Additionally, the policies should clarify the objectives of employee monitoring, such as improving productivity, enhancing security, or ensuring compliance. By setting clear expectations and boundaries, you can mitigate potential privacy concerns and prevent misunderstandings.
4.3 Limiting Monitoring to Work-Related Activities
To respect employees’ privacy and maintain ethical practices, employee monitoring should focus solely on work-related activities. It is important to avoid monitoring employees’ personal communications. This includes their browsing habits unrelated to work, or any other activities that fall outside the scope of their job responsibilities. Since employees even on company time are allowed to have a personal life and unless it hampers their work employers need to give them some leeway,
By limiting monitoring to work-related activities you will end prevent the perception of excessive surveillance. This approach also aligns with legal requirements in many areas that prohibit monitoring of employees’ private lives.

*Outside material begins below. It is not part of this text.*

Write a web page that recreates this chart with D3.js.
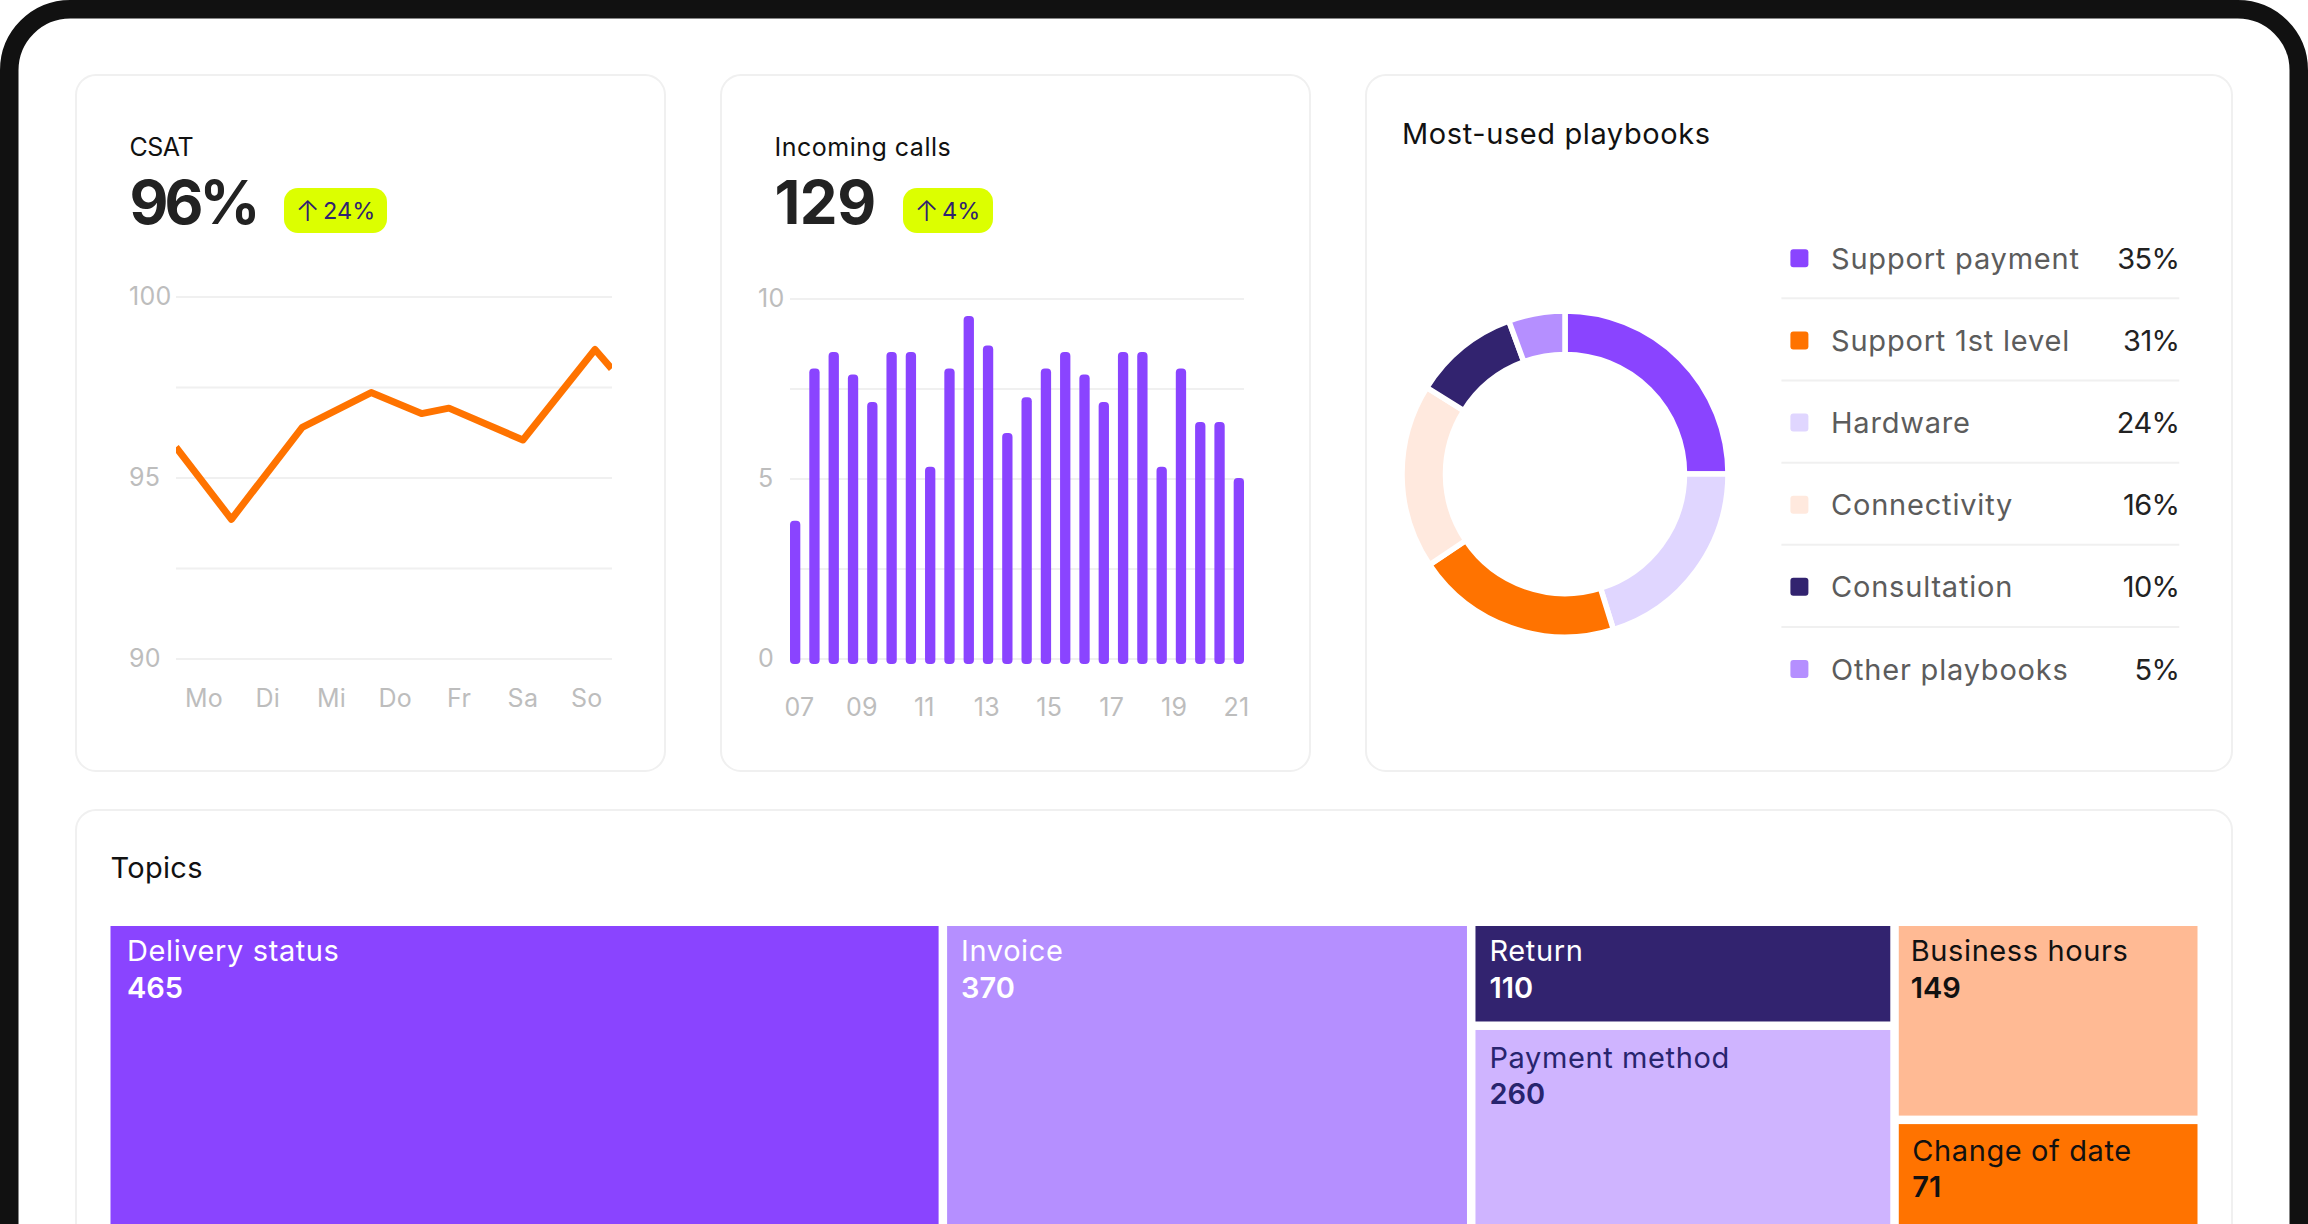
<!DOCTYPE html>
<html>
<head>
<meta charset="utf-8">
<title>Dashboard</title>
<script src="https://cdn.jsdelivr.net/npm/d3@7"></script>
<style>
  html, body { margin: 0; background: #fff; overflow: hidden; }
  svg { display: block; font-family: Inter, "Noto Sans", sans-serif; }
</style>
</head>
<body>
<svg id="chart" width="2308" height="1224"></svg>
<script>
// csat card
const csatDays = ["Mo", "Di", "Mi", "Do", "Fr", "Sa", "So"];
const csatTicks = [90, 92.5, 95, 97.5, 100];
const csatTickLabels = [90, 95, 100];
// position along the week (0 = Mo) and score
const csatWeekPos = [-0.44, 0.43, 1.54, 2.62, 3.41, 3.84, 5.0, 6.13, 6.39];
const csatScores = [95.85, 93.86, 96.4, 97.36, 96.78, 96.93, 96.05, 98.55, 98.02];

// calls card
const callValues = [3.84, 8.07, 8.53, 7.9, 7.14, 8.53, 8.53, 5.34, 8.07, 9.53, 8.71, 6.28,
  7.27, 8.07, 8.53, 7.9, 7.14, 8.53, 8.53, 5.34, 8.07, 6.58, 6.58, 5.03];
const callHourLabels = ["07", "09", "11", "13", "15", "17", "19", "21"];
const callTicks = [0, 2.5, 5, 7.5, 10];
const callTickLabels = [0, 5, 10];

// playbooks card
const playbookNames = ["Support payment", "Support 1st level", "Hardware", "Connectivity", "Consultation", "Other playbooks"];
const playbookPercents = [35, 31, 24, 16, 10, 5];
const playbookColors = ["#8a44ff", "#ff7300", "#e0d6ff", "#ffe9de", "#32236f", "#b58fff"];
// ring goes in its own order with its own shares
const ringOrder = [0, 2, 1, 3, 4, 5];
const ringShares = [25, 20.2, 20.4, 18.3, 10.5, 5.6];

// topics card
const topicNames = ["Delivery status", "Invoice", "Return", "Payment method", "Business hours", "Change of date"];
const topicValues = [465, 370, 110, 260, 149, 71];
// tile sizes in the picture do not follow the counts, so they get their own weights
const topicWeights = [836, 528, 115, 308, 159, 148];
const topicColumns = [[0], [1], [2, 3], [4, 5]];
const topicFills = ["#8a44ff", "#b58fff", "#32236f", "#cfb4ff", "#ffba94", "#ff7300"];
const topicInks = ["#fff", "#fff", "#fff", "#28246e", "#111", "#111"];

const svg = d3.select("#chart");
const gridColor = "#f0f0f0";
const tickColor = "#bdbdbd";

// label insets differ a little per tile in the original
const tileInsetX = [16.5, 14, 14, 14, 12, 13.5];
const tileInsetY = [0, 0, 0, 3, 0, 1.5];

// device frame, runs off the bottom
svg.append("rect")
  .attr("x", 9.25).attr("y", 9.25)
  .attr("width", 2289.5).attr("height", 1400)
  .attr("rx", 61)
  .attr("fill", "#fff").attr("stroke", "#111").attr("stroke-width", 18.5);

function card(x, y, w, h) {
  svg.append("rect")
    .attr("x", x).attr("y", y).attr("width", w).attr("height", h)
    .attr("rx", 20)
    .attr("fill", "#fff").attr("stroke", gridColor).attr("stroke-width", 2);
}

function label(parent, x, y, text, size, color, opts = {}) {
  return parent.append("text")
    .attr("x", x).attr("y", y)
    .attr("font-size", size)
    .attr("font-weight", opts.weight || 400)
    .attr("letter-spacing", opts.spacing || 0)
    .attr("text-anchor", opts.anchor || "start")
    .attr("fill", color)
    .text(text);
}

function badge(x, w, text) {
  svg.append("rect")
    .attr("x", x).attr("y", 188).attr("width", w).attr("height", 45)
    .attr("rx", 14).attr("fill", "#dcff00");
  label(svg, x + 11.5, 220.5, "↑", 29, "#2f2270", { weight: 300 });
  label(svg, x + 39, 219, text, 23.5, "#2f2270");
}

function header(x, title, big, titleSpacing, bigSpacing) {
  label(svg, x, 155.5, title, 25, "#111", { spacing: titleSpacing });
  label(svg, x, 224, big, 60, "#222", { weight: 650, spacing: bigSpacing });
}

// gridlines plus left aligned value labels
function yGrid(yScale, ticks, tickLabels, x0, x1, labelX) {
  const g = svg.append("g");
  g.selectAll("line").data(ticks).join("line")
    .attr("x1", x0).attr("x2", x1)
    .attr("y1", d => yScale(d)).attr("y2", d => yScale(d))
    .attr("stroke", gridColor).attr("stroke-width", 2);
  g.selectAll("text").data(tickLabels).join("text")
    .attr("x", labelX).attr("y", d => yScale(d) + 8)
    .attr("font-size", 25).attr("letter-spacing", 0.3).attr("fill", tickColor)
    .text(d => d);
}

// CSAT
card(76, 75, 589, 696);
header(129.5, "CSAT", "96%", -0.5, -4);
badge(284, 103, "24%");

const csatY = d3.scaleLinear().domain([90, 100]).range([659, 297]);
const csatX = d3.scaleLinear().domain([0, 6]).range([204, 586.7]);
yGrid(csatY, csatTicks, csatTickLabels, 176, 612, 129);

svg.append("defs").append("clipPath").attr("id", "csat-clip")
  .append("rect").attr("x", 176).attr("y", 280).attr("width", 436).attr("height", 400);

const csatLine = d3.line()
  .x((d, i) => csatX(csatWeekPos[i]))
  .y(d => csatY(d));

svg.append("path")
  .attr("d", csatLine(csatScores))
  .attr("clip-path", "url(#csat-clip)")
  .attr("fill", "none")
  .attr("stroke", "#ff7300").attr("stroke-width", 7)
  .attr("stroke-linejoin", "round");

svg.append("g").selectAll("text").data(csatDays).join("text")
  .attr("x", (d, i) => csatX(i)).attr("y", 706.5)
  .attr("text-anchor", "middle")
  .attr("font-size", 25).attr("letter-spacing", 0.3).attr("fill", tickColor)
  .text(d => d);

// Incoming calls
card(721, 75, 589, 696);
header(774.5, "Incoming calls", "129", 0.5, -0.5);
badge(903, 90, "4%");

const callY = d3.scaleLinear().domain([0, 10]).range([659, 299]);
const callX = d3.scaleBand().domain(d3.range(callValues.length)).range([790, 1244]).paddingInner(0.465);
const callHourX = d3.scalePoint().domain(callHourLabels).range([799.5, 1236.5]);
yGrid(callY, callTicks, callTickLabels, 790, 1244, 758);

svg.append("g").selectAll("rect").data(callValues).join("rect")
  .attr("x", (d, i) => callX(i))
  .attr("y", d => callY(d))
  .attr("width", callX.bandwidth())
  .attr("height", d => callY(0) - callY(d) + 5)
  .attr("rx", 4)
  .attr("fill", "#8a44ff");

svg.append("g").selectAll("text").data(callHourLabels).join("text")
  .attr("x", d => callHourX(d)).attr("y", 715.5)
  .attr("text-anchor", "middle")
  .attr("font-size", 25).attr("letter-spacing", 0.3).attr("fill", tickColor)
  .text(d => d);

// Most-used playbooks
card(1366, 75, 866, 696);
label(svg, 1402, 143.5, "Most-used playbooks", 29, "#111", { spacing: 0.6 });

const pie = d3.pie().sort(null);
const arc = d3.arc().innerRadius(119.5).outerRadius(163);

svg.append("g")
  .attr("transform", "translate(1565,474)")
  .selectAll("path").data(pie(ringShares)).join("path")
  .attr("d", arc)
  .attr("fill", (d, i) => playbookColors[ringOrder[i]])
  .attr("stroke", "#fff").attr("stroke-width", 5.5);

const rowY = d3.scalePoint().domain(playbookNames).range([258.3, 669]);
const legend = svg.append("g");

legend.selectAll("rect").data(playbookNames).join("rect")
  .attr("x", 1790.4).attr("y", d => rowY(d) - 9)
  .attr("width", 18).attr("height", 18).attr("rx", 3)
  .attr("fill", (d, i) => playbookColors[i]);

legend.selectAll("text.name").data(playbookNames).join("text")
  .attr("class", "name")
  .attr("x", 1831).attr("y", d => rowY(d) + 10.5)
  .attr("font-size", 29).attr("letter-spacing", 0.8).attr("fill", "#5c5c5c")
  .text(d => d);

legend.selectAll("text.pct").data(playbookNames).join("text")
  .attr("class", "pct")
  .attr("x", 2179.5).attr("y", d => rowY(d) + 10.5)
  .attr("text-anchor", "end")
  .attr("font-size", 29).attr("letter-spacing", -0.6).attr("fill", "#222")
  .text((d, i) => playbookPercents[i] + "%");

legend.selectAll("line").data(playbookNames.slice(1)).join("line")
  .attr("x1", 1781.4).attr("x2", 2179.3)
  .attr("y1", d => rowY(d) - rowY.step() / 2 - 1)
  .attr("y2", d => rowY(d) - rowY.step() / 2 - 1)
  .attr("stroke", gridColor).attr("stroke-width", 2);

// Topics, runs off the bottom
card(76, 810, 2156, 600);
label(svg, 110.5, 878, "Topics", 29, "#111", { spacing: 0.3 });

const topicRoot = d3.hierarchy({
  children: topicColumns.map(col => ({ children: col.map(i => ({ id: i, weight: topicWeights[i] })) }))
}).sum(d => d.weight || 0);

d3.treemap()
  .tile(d3.treemapSliceDice)
  .size([2087, 374])
  .paddingInner(8.5)(topicRoot);

const tiles = svg.append("g")
  .attr("transform", "translate(110.5,926)")
  .selectAll("g").data(topicRoot.leaves()).join("g")
  .attr("transform", d => `translate(${d.x0},${d.y0})`);

tiles.append("rect")
  .attr("width", d => d.x1 - d.x0)
  .attr("height", d => d.y1 - d.y0)
  .attr("fill", d => topicFills[d.data.id]);

tiles.append("text")
  .attr("x", d => tileInsetX[d.data.id]).attr("y", d => 35 + tileInsetY[d.data.id])
  .attr("font-size", 29).attr("letter-spacing", 0.6)
  .attr("fill", d => topicInks[d.data.id])
  .text(d => topicNames[d.data.id]);

tiles.append("text")
  .attr("x", d => tileInsetX[d.data.id]).attr("y", d => 71.5 + tileInsetY[d.data.id])
  .attr("font-size", 29).attr("font-weight", 600)
  .attr("fill", d => topicInks[d.data.id])
  .text(d => topicValues[d.data.id]);
</script>
</body>
</html>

4.4 Data Security and Protection:
Data security is essential when implementing employee monitoring software. The data collected through monitoring can be sensitive and potentially vulnerable to unauthorized access or breaches.
You should invest in robust data security measures, such as encryption, access controls, and secure storage systems, to protect monitoring data from potential threats. Regular data audits and security assessments also help identify and address vulnerabilities promptly.
What is an example of employee monitoring?
One common example of what is employee monitoring is the use of software that tracks an employee’s computer activities, such as websites visited, applications used, and time spent on various tasks.
What is the purpose of an employee monitoring system?
The primary purpose of an employee monitoring system is to track and analyze employees’ work-related activities to enhance productivity, ensure data security, and maintain compliance with company policies and regulations.